● **Given data**
******************************

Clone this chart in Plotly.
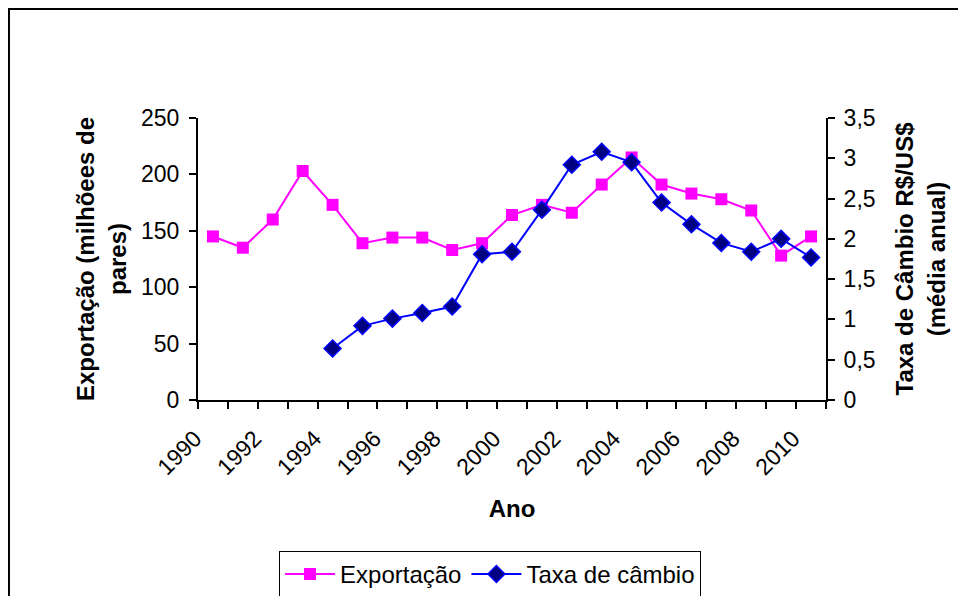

******************************

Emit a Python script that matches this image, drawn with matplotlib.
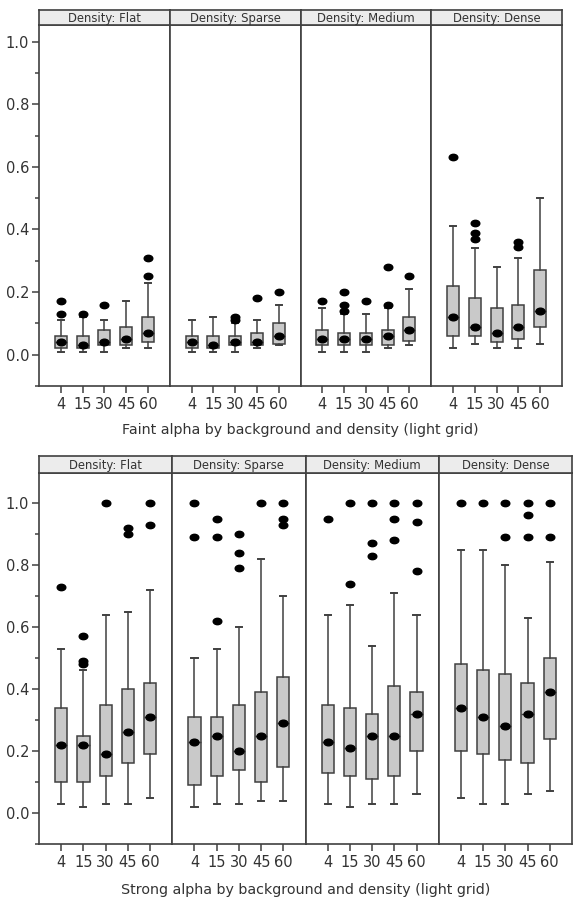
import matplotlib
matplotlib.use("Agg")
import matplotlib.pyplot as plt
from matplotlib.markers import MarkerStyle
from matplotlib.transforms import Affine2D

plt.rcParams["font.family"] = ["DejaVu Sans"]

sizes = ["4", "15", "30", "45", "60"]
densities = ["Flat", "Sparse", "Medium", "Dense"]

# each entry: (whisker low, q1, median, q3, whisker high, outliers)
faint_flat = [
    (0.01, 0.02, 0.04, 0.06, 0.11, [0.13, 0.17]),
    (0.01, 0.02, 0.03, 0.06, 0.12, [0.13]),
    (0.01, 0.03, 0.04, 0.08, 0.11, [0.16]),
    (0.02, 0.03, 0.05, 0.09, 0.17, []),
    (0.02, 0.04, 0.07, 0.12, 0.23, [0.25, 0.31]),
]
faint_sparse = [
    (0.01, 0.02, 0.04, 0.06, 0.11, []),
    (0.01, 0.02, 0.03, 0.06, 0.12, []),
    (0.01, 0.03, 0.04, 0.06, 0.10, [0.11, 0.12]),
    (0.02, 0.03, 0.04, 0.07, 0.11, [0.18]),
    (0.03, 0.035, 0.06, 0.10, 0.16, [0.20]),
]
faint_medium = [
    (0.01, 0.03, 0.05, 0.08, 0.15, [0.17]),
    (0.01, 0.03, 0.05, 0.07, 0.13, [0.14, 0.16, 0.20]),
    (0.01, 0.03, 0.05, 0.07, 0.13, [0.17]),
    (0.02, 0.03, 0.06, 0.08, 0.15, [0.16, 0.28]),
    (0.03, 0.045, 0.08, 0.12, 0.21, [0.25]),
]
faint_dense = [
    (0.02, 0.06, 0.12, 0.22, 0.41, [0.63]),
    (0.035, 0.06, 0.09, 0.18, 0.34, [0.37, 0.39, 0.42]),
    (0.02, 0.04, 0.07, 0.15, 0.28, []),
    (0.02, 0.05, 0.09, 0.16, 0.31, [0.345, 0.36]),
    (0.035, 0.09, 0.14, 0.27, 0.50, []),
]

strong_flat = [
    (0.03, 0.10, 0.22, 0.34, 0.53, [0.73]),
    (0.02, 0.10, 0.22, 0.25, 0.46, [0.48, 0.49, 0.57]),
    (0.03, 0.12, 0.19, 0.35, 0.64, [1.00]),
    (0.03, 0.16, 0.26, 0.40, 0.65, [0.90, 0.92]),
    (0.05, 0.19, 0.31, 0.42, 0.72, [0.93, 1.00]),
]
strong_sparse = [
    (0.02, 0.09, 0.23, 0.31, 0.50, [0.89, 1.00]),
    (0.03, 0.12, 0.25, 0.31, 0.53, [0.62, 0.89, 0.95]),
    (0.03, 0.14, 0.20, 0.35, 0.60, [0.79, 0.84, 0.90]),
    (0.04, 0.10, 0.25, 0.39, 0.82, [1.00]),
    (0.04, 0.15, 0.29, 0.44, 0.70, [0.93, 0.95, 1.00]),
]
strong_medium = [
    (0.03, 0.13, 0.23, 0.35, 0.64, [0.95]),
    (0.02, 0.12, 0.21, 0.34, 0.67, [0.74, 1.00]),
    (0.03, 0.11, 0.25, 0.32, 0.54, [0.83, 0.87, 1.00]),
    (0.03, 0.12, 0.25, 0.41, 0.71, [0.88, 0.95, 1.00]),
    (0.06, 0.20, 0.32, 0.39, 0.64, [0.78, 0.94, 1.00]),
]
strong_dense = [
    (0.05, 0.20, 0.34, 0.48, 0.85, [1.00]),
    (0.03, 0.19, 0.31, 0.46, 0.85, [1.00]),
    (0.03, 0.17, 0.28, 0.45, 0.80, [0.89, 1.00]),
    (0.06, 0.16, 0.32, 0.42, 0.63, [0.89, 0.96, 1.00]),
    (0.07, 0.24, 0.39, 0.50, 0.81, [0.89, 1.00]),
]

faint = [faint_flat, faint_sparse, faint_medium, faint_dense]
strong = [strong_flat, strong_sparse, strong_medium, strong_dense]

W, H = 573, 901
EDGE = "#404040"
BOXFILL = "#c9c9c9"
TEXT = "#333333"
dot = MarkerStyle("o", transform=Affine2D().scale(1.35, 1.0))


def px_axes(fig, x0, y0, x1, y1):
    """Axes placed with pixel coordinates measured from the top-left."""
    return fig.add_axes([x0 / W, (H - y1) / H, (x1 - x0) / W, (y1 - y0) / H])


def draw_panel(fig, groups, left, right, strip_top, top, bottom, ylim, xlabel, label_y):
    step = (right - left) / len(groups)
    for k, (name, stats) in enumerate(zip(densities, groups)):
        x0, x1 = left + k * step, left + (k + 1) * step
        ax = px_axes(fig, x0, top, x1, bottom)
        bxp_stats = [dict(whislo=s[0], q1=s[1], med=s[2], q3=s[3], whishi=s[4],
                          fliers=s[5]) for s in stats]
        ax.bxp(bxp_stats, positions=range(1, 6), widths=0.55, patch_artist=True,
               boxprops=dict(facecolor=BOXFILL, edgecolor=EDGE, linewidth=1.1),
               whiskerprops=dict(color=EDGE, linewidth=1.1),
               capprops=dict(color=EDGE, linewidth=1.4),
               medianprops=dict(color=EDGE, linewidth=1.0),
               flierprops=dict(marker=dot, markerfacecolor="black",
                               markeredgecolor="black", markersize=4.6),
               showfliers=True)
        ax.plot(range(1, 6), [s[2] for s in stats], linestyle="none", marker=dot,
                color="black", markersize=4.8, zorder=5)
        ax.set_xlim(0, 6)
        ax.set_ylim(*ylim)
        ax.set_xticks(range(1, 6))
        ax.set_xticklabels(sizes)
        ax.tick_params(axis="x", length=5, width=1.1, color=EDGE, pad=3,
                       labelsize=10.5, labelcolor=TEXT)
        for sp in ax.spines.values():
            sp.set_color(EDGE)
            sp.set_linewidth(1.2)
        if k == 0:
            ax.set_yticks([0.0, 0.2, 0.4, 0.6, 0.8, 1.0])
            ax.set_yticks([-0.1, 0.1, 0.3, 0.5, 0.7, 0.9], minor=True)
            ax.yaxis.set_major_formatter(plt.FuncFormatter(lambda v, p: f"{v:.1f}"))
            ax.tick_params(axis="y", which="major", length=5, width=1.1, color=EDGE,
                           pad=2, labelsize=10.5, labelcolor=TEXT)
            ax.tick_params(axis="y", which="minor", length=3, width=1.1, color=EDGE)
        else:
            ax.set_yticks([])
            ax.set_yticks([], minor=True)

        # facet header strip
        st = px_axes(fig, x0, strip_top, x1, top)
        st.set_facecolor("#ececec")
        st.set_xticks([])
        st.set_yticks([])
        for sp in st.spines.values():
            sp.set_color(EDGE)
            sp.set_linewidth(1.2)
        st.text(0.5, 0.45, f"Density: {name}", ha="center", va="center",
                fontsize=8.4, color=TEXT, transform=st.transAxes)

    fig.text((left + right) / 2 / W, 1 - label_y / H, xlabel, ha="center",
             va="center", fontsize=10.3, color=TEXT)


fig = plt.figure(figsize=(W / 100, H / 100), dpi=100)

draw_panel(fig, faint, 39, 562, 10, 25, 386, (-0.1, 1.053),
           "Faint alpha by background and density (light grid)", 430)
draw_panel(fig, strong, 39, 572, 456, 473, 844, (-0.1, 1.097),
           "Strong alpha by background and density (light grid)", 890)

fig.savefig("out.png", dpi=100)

******************************

● **Set exercise**
Copy each line of the listing that includes "with".

● **Solved exercise**
Emit a Python script that matches this image, drawn with matplotlib.
    """Axes placed with pixel coordinates measured from the top-left."""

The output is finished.